Mr Graham continued: " I've got a simple message for perpetrators - you engage in this type of activity, you will be caught.
"The internet doesn't offer anonymity to people, we know people who would seek to commit this type of crime will increasingly try to find ways of not being caught, devious ways and using technology in a sophisticated fashion.
"You will be caught, the internet doesn't offer anonymity and every contact through some sort of online interaction does leave a trace, which can ultimately be directed back to an individual."
Police officers assessed more than 100,000 online chat logs as part of the crackdown, focusing on a number of sites and social media platforms used mainly by youngsters.
While officers found more than 500 victims in Scotland, Mr Graham warned improving technology in developing nations meant children there were increasingly at risk.
He said: " A lot of the demand for abusing children may come from people we are targeting in Scotland, the victims are likely to be in parts of the developing world where digital communications are just catching up with where we have been for a number of years."
The senior police officer also stressed internet service providers have a responsibility, saying they should "tackle this issue and do so pro-actively without necessarily just being led by the police".
Early years minister Mark McDonald said the Scottish Government would consider the results of Operation Lattise as part of its ongoing child protection work.
He said: "The internet and mobile technology has opened up a huge range of opportunities for children and young people, there's a great deal of information out there that previously would have been very difficult to access, opportunities to make connections of a positive nature with other young people across the world which previously would have been very difficult to do.
"But alongside those opportunities there are significant risks and what this operation has highlighted is just how significant and just how prevalent those risks are to young people within Scotland.
"We have to ensure children and young people are able to use the internet in a safe manner and able to be protected from some of the abuse that takes place online."

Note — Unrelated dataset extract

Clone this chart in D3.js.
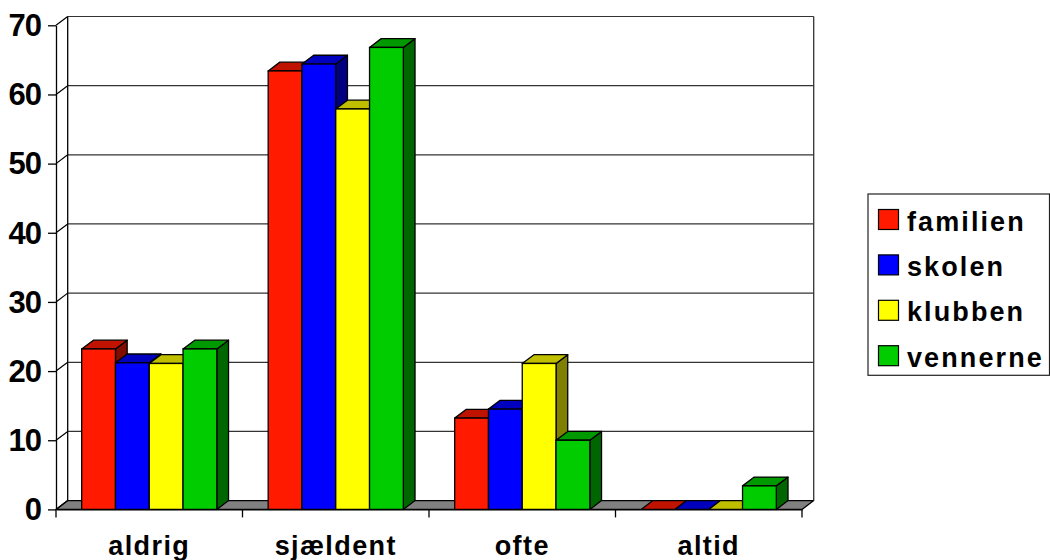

NSPCC Scotland policy and public affairs manager Joanna Barrett said:"It is a strategic priority for the NSPCC to keep children safe online, so we really welcome Operation Lattise as a demonstration of how seriously Police Scotland takes this issue.
"It's absolutely right that perpetrators are brought to justice but we would also reinforce the need to look at prevention as well, and a huge part of prevention is the education that we give to our children in terms of healthy relationships.
"We need to give children and young people across the curriculum the skills and the tools and the resilience to deal with the online world, to manage risk and to make safe choices."